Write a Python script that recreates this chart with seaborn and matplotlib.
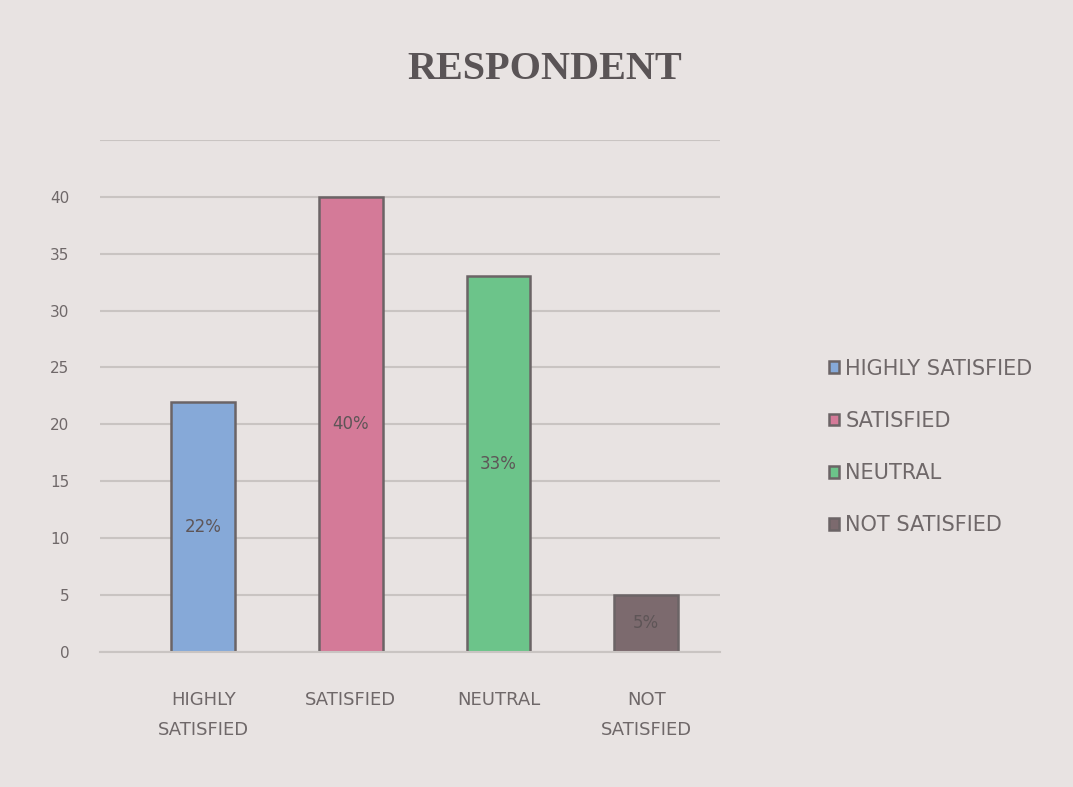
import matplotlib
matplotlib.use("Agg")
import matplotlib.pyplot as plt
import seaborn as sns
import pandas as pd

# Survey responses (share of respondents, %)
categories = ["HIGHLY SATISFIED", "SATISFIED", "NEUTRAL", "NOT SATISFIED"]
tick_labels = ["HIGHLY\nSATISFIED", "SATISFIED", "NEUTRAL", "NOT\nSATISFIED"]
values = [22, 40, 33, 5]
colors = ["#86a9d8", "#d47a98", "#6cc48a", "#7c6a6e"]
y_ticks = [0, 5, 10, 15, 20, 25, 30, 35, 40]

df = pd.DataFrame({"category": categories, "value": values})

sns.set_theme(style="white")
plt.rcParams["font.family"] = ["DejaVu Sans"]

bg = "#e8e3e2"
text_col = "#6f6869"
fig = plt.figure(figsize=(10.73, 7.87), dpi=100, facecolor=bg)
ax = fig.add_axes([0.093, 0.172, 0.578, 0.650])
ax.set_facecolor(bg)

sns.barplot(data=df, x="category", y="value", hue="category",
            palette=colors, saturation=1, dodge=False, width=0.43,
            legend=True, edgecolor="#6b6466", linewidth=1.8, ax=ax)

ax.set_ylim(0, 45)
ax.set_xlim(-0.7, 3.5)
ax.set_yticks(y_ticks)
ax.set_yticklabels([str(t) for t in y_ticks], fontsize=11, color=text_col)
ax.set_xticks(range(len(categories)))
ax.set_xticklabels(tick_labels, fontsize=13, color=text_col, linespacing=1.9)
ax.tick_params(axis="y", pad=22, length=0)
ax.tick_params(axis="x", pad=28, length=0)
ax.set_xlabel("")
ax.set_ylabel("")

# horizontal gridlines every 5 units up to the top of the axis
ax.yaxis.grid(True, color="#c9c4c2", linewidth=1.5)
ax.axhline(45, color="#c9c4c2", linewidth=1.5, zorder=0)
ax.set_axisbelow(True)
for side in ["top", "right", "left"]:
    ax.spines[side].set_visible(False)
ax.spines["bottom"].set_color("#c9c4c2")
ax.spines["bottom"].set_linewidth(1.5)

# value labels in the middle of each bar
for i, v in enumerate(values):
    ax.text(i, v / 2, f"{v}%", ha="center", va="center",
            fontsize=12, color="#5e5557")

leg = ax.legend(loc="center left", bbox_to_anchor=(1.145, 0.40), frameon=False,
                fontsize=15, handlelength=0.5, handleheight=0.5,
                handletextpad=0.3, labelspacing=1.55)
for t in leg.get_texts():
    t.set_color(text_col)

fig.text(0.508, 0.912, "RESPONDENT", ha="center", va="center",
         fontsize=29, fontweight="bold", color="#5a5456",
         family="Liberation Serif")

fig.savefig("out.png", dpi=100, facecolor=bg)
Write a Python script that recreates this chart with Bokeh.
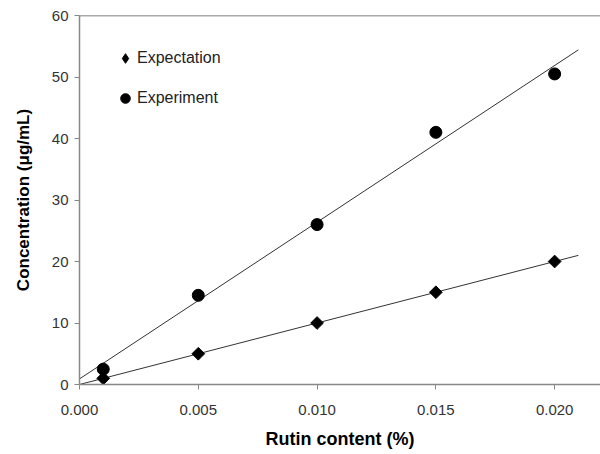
■ ■ ■ ■ ■ ■ ■
What this task involves: Repeat the listing above exactly from its first line to the line containing "import pandas as pd", both included, and omit the pictures.

Response to this exercise:
Write a Python script that recreates this chart with seaborn and matplotlib.
import matplotlib
matplotlib.use("Agg")
import matplotlib.pyplot as plt
import seaborn as sns
import pandas as pd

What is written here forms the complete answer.